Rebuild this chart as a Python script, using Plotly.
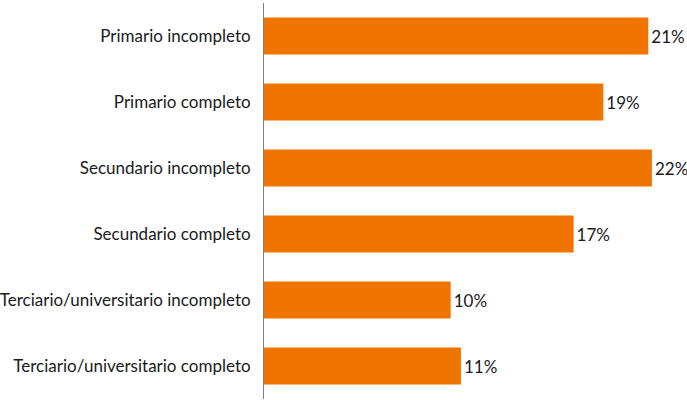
import plotly.graph_objects as go

categories = [
    "Primario incompleto",
    "Primario completo",
    "Secundario incompleto",
    "Secundario completo",
    "Terciario/universitario incompleto",
    "Terciario/universitario completo",
]
values = [21.35, 18.85, 21.55, 17.2, 10.37, 10.94]
labels = [f"{round(v)}%" for v in values]

fig = go.Figure(
    go.Bar(
        y=categories,
        x=values,
        orientation="h",
        marker=dict(color="#F07400", line=dict(width=0)),
        text=labels,
        textposition="outside",
        textfont=dict(family="Lato, Open Sans, sans-serif", size=17, color="#1a1a1a"),
        cliponaxis=False,
        hoverinfo="skip",
    )
)

fig.update_layout(
    width=687,
    height=400,
    margin=dict(l=264, r=18, t=3, b=1, autoexpand=False),
    paper_bgcolor="white",
    plot_bgcolor="white",
    bargap=0.44,
    showlegend=False,
    uniformtext=dict(minsize=17, mode=False),
    font=dict(family="Lato, Open Sans, sans-serif", size=17, color="#1a1a1a"),
)
fig.update_xaxes(range=[0, 22.5], showgrid=False, showticklabels=False,
                 zeroline=False, showline=False, automargin=False)
fig.update_yaxes(autorange="reversed", showline=True, linecolor="#808080",
                 linewidth=1, ticks="", ticklabelstandoff=9, showgrid=False,
                 automargin=False)

fig.write_html(
    "out.html",
    config={"displayModeBar": False},
    post_script="document.body.style.margin='0px';document.body.style.overflow='hidden';",
)
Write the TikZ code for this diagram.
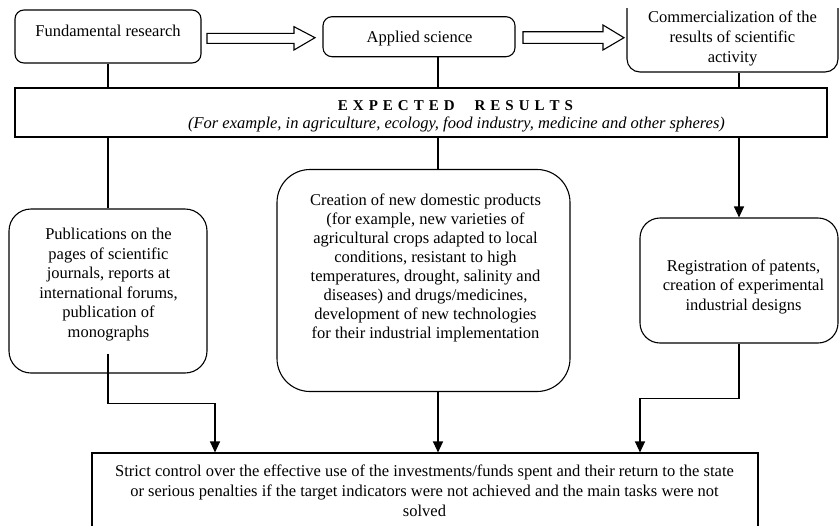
\documentclass[tikz,border=0pt]{standalone}
\usepackage{fontspec}
\setmainfont{Liberation Serif}
\usetikzlibrary{arrows.meta}
\begin{document}
\begin{tikzpicture}[x=1pt,y=-1pt,
  box/.style={draw, line width=1.1pt, rounded corners=#1, inner sep=0pt},
  box/.default=8pt,
  txt/.style={align=center, inner sep=0pt, font=\fontsize{16.5}{19.5}\selectfont},
  conn/.style={line width=1.1pt},
  arr/.style={line width=1.1pt, -{Triangle[length=11pt,width=10pt]}},
  blockarrow/.style={draw, line width=1.1pt, line join=miter}]
\useasboundingbox (0,0) rectangle (840,525);
\clip (0,8) rectangle (840,525);
% top row
\node[box=9pt, minimum width=186pt, minimum height=53pt] (fund) at (108,36.5) {};
\node[txt, anchor=base] (fundt) at (108,36.7) {Fundamental research};
\node[box=9pt, minimum width=192pt, minimum height=40pt] (appl) at (419,36.7) {};
\node[txt, anchor=base] (applt) at (419.5,42.7) {Applied science};
\node[box=13pt, minimum width=211pt, minimum height=84pt] (comm) at (732.5,30) {};
\node[txt, font=\fontsize{16.5}{20}\selectfont] (commt) at (732.5,38.5) {Commercialization of the\\results of scientific\\activity};
% block arrows
\draw[blockarrow] (207,33.3) -- (294,33.3) -- (294,26.7) -- (315,37.7) -- (294,50) -- (294,43.3) -- (207,43.3) -- cycle;
\draw[blockarrow] (523,31.7) -- (603,31.7) -- (603,25) -- (624,37.7) -- (603,50) -- (603,43.3) -- (523,43.3) -- cycle;
% expected results
\node[draw, line width=1.1pt, minimum width=812pt, minimum height=49pt, inner sep=0pt] (exp) at (421,112.5) {};
\node[inner sep=0pt, anchor=base, font=\fontsize{15}{18}\selectfont\bfseries] (expt) at (455.5,110) {E\,\,X\,\,P\,\,E\,\,C\,\,T\,\,E\,\,D\quad\,\,R\,\,E\,\,S\,\,U\,\,L\,\,T\,\,S};
\node[inner sep=0pt, anchor=base, font=\fontsize{16.5}{19}\selectfont\itshape] (exps) at (456.5,128.5) {(For example, in agriculture, ecology, food industry, medicine and other spheres)};
% middle row
\node[box=22pt, minimum width=198pt, minimum height=164pt] (pub) at (108,291) {};
\node[txt] (pubt) at (108.5,284.6) {Publications on the\\pages of scientific\\journals, reports at\\international forums,\\publication of\\monographs};
\node[box=33pt, minimum width=293pt, minimum height=222pt] (crea) at (423.5,280.5) {};
\node[txt, font=\fontsize{16.5}{19}\selectfont] (creat) at (425.5,267.8) {Creation of new domestic products\\(for example, new varieties of\\agricultural crops adapted to local\\conditions, resistant to high\\temperatures, drought, salinity and\\diseases) and drugs/medicines,\\development of new technologies\\for their industrial implementation};
\node[box=20pt, minimum width=198pt, minimum height=125pt] (reg) at (739,280.5) {};
\node[txt] (regt) at (743.5,286.5) {Registration of patents,\\creation of experimental\\industrial designs};
% bottom box
\node[draw, line width=1.1pt, minimum width=666pt, minimum height=90pt, inner sep=0pt] (bot) at (425,498) {};
\node[txt, font=\fontsize{16.5}{20}\selectfont] (bott) at (424.5,490.4) {Strict control over the effective use of the investments/funds spent and their return to the state\\or serious penalties if the target indicators were not achieved and the main tasks were not\\solved};
% helper columns
\coordinate (mid) at (438,0);
\coordinate (la) at (215,0);
\coordinate (ra) at (640,0);
% connectors
\draw[conn] (fund.south) -- (fund.south |- exp.north);
\draw[conn] (appl.south -| mid) -- (exp.north -| mid);
\draw[conn] (comm.south -| reg.north) -- (exp.north -| reg.north);
\draw[conn] (exp.south -| pub.north) -- (pub.north);
\draw[conn] (exp.south -| mid) -- (crea.north -| mid);
\draw[arr] (exp.south -| reg.north) -- (reg.north);
\draw[arr] ([yshift=20pt]pub.south) -- ++(0,50) -| (bot.north -| la);
\draw[arr] (crea.south -| mid) -- (bot.north -| mid);
\draw[arr] (reg.south) -- ++(0,55) -| (bot.north -| ra);
\end{tikzpicture}
\end{document}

* WHAT IS REQUIRED *
Each record must be quoted in full and exactly. Do not include the pictures.

* SOLUTION TO THIS PROBLEM *
Rebuild this chart as a Python script, using Plotly.
import plotly.graph_objects as go

categories = [
    "Primario incompleto",
    "Primario completo",
    "Secundario incompleto",
    "Secundario completo",
    "Terciario/universitario incompleto",
    "Terciario/universitario completo",
]
values = [21.35, 18.85, 21.55, 17.2, 10.37, 10.94]
labels = [f"{round(v)}%" for v in values]

fig = go.Figure(
    go.Bar(
        y=categories,
        x=values,
        orientation="h",
        marker=dict(color="#F07400", line=dict(width=0)),
        text=labels,
        textposition="outside",
        textfont=dict(family="Lato, Open Sans, sans-serif", size=17, color="#1a1a1a"),
        cliponaxis=False,
        hoverinfo="skip",
    )
)

fig.update_layout(
    width=687,
    height=400,
    margin=dict(l=264, r=18, t=3, b=1, autoexpand=False),
    paper_bgcolor="white",
    plot_bgcolor="white",
    bargap=0.44,
    showlegend=False,
    uniformtext=dict(minsize=17, mode=False),
    font=dict(family="Lato, Open Sans, sans-serif", size=17, color="#1a1a1a"),
)
fig.update_xaxes(range=[0, 22.5], showgrid=False, showticklabels=False,
                 zeroline=False, showline=False, automargin=False)
fig.update_yaxes(autorange="reversed", showline=True, linecolor="#808080",
                 linewidth=1, ticks="", ticklabelstandoff=9, showgrid=False,
                 automargin=False)

fig.write_html(
    "out.html",
    config={"displayModeBar": False},
    post_script="document.body.style.margin='0px';document.body.style.overflow='hidden';",
)
Write the TikZ code for this diagram.
\documentclass[tikz,border=0pt]{standalone}
\usepackage{fontspec}
\setmainfont{Liberation Serif}
\usetikzlibrary{arrows.meta}
\begin{document}
\begin{tikzpicture}[x=1pt,y=-1pt,
  box/.style={draw, line width=1.1pt, rounded corners=#1, inner sep=0pt},
  box/.default=8pt,
  txt/.style={align=center, inner sep=0pt, font=\fontsize{16.5}{19.5}\selectfont},
  conn/.style={line width=1.1pt},
  arr/.style={line width=1.1pt, -{Triangle[length=11pt,width=10pt]}},
  blockarrow/.style={draw, line width=1.1pt, line join=miter}]
\useasboundingbox (0,0) rectangle (840,525);
\clip (0,8) rectangle (840,525);
% top row
\node[box=9pt, minimum width=186pt, minimum height=53pt] (fund) at (108,36.5) {};
\node[txt, anchor=base] (fundt) at (108,36.7) {Fundamental research};
\node[box=9pt, minimum width=192pt, minimum height=40pt] (appl) at (419,36.7) {};
\node[txt, anchor=base] (applt) at (419.5,42.7) {Applied science};
\node[box=13pt, minimum width=211pt, minimum height=84pt] (comm) at (732.5,30) {};
\node[txt, font=\fontsize{16.5}{20}\selectfont] (commt) at (732.5,38.5) {Commercialization of the\\results of scientific\\activity};
% block arrows
\draw[blockarrow] (207,33.3) -- (294,33.3) -- (294,26.7) -- (315,37.7) -- (294,50) -- (294,43.3) -- (207,43.3) -- cycle;
\draw[blockarrow] (523,31.7) -- (603,31.7) -- (603,25) -- (624,37.7) -- (603,50) -- (603,43.3) -- (523,43.3) -- cycle;
% expected results
\node[draw, line width=1.1pt, minimum width=812pt, minimum height=49pt, inner sep=0pt] (exp) at (421,112.5) {};
\node[inner sep=0pt, anchor=base, font=\fontsize{15}{18}\selectfont\bfseries] (expt) at (455.5,110) {E\,\,X\,\,P\,\,E\,\,C\,\,T\,\,E\,\,D\quad\,\,R\,\,E\,\,S\,\,U\,\,L\,\,T\,\,S};
\node[inner sep=0pt, anchor=base, font=\fontsize{16.5}{19}\selectfont\itshape] (exps) at (456.5,128.5) {(For example, in agriculture, ecology, food industry, medicine and other spheres)};
% middle row
\node[box=22pt, minimum width=198pt, minimum height=164pt] (pub) at (108,291) {};
\node[txt] (pubt) at (108.5,284.6) {Publications on the\\pages of scientific\\journals, reports at\\international forums,\\publication of\\monographs};
\node[box=33pt, minimum width=293pt, minimum height=222pt] (crea) at (423.5,280.5) {};
\node[txt, font=\fontsize{16.5}{19}\selectfont] (creat) at (425.5,267.8) {Creation of new domestic products\\(for example, new varieties of\\agricultural crops adapted to local\\conditions, resistant to high\\temperatures, drought, salinity and\\diseases) and drugs/medicines,\\development of new technologies\\for their industrial implementation};
\node[box=20pt, minimum width=198pt, minimum height=125pt] (reg) at (739,280.5) {};
\node[txt] (regt) at (743.5,286.5) {Registration of patents,\\creation of experimental\\industrial designs};
% bottom box
\node[draw, line width=1.1pt, minimum width=666pt, minimum height=90pt, inner sep=0pt] (bot) at (425,498) {};
\node[txt, font=\fontsize{16.5}{20}\selectfont] (bott) at (424.5,490.4) {Strict control over the effective use of the investments/funds spent and their return to the state\\or serious penalties if the target indicators were not achieved and the main tasks were not\\solved};
% helper columns
\coordinate (mid) at (438,0);
\coordinate (la) at (215,0);
\coordinate (ra) at (640,0);
% connectors
\draw[conn] (fund.south) -- (fund.south |- exp.north);
\draw[conn] (appl.south -| mid) -- (exp.north -| mid);
\draw[conn] (comm.south -| reg.north) -- (exp.north -| reg.north);
\draw[conn] (exp.south -| pub.north) -- (pub.north);
\draw[conn] (exp.south -| mid) -- (crea.north -| mid);
\draw[arr] (exp.south -| reg.north) -- (reg.north);
\draw[arr] ([yshift=20pt]pub.south) -- ++(0,50) -| (bot.north -| la);
\draw[arr] (crea.south -| mid) -- (bot.north -| mid);
\draw[arr] (reg.south) -- ++(0,55) -| (bot.north -| ra);
\end{tikzpicture}
\end{document}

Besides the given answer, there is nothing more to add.